Apparently June is PRIDE month. I took my kids to their first pride fest. It was a lot of fun. I am very lucky to have such and open relationship with my kids. We have a pact -no secrets, no lies- a pact that my son sticks to like glue and my daughter tries to but it isn't always possible for her. But my sons unwavering loyalty will not allow him to lie to me. More on that later.

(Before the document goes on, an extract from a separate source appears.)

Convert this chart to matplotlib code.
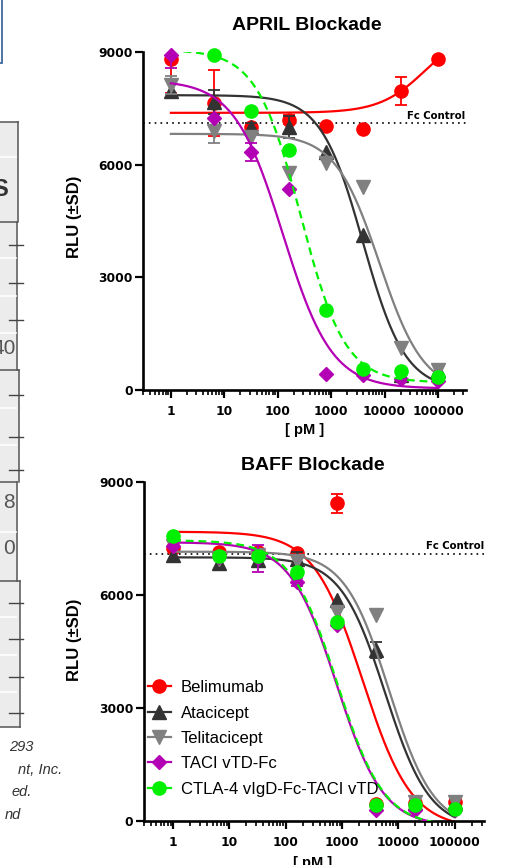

So when they are giving away condom at a booth and my son asks What's a condom? I have to smile and tell him well so condoms are for safer sex. Nothing you need right now. You will use those later. And that leads to a further conversation when we get home on condoms. Which leads to me showing them how it works (on a very fat for a marker but very thin for a condom). Which leads to why condoms are necessary. (Prevent stds, prevent early pregnancies). Which leads to how sometimes people try to pressure other people not to use condoms. About ejaculation, eggs, sperm, coming, masterbation, consent, horniness, and so much more. Just me and my two twelve year old chilling out together talking about sex. And not a drop of awkwardness, discomfort, or any other weirdness.
I love the open lines of communication I have created with my children. I love that they can talk to me about anything, or they can not tell me stuff and their is nothing to weird or awkward for them. I am their safe space. I always have been and I always will be.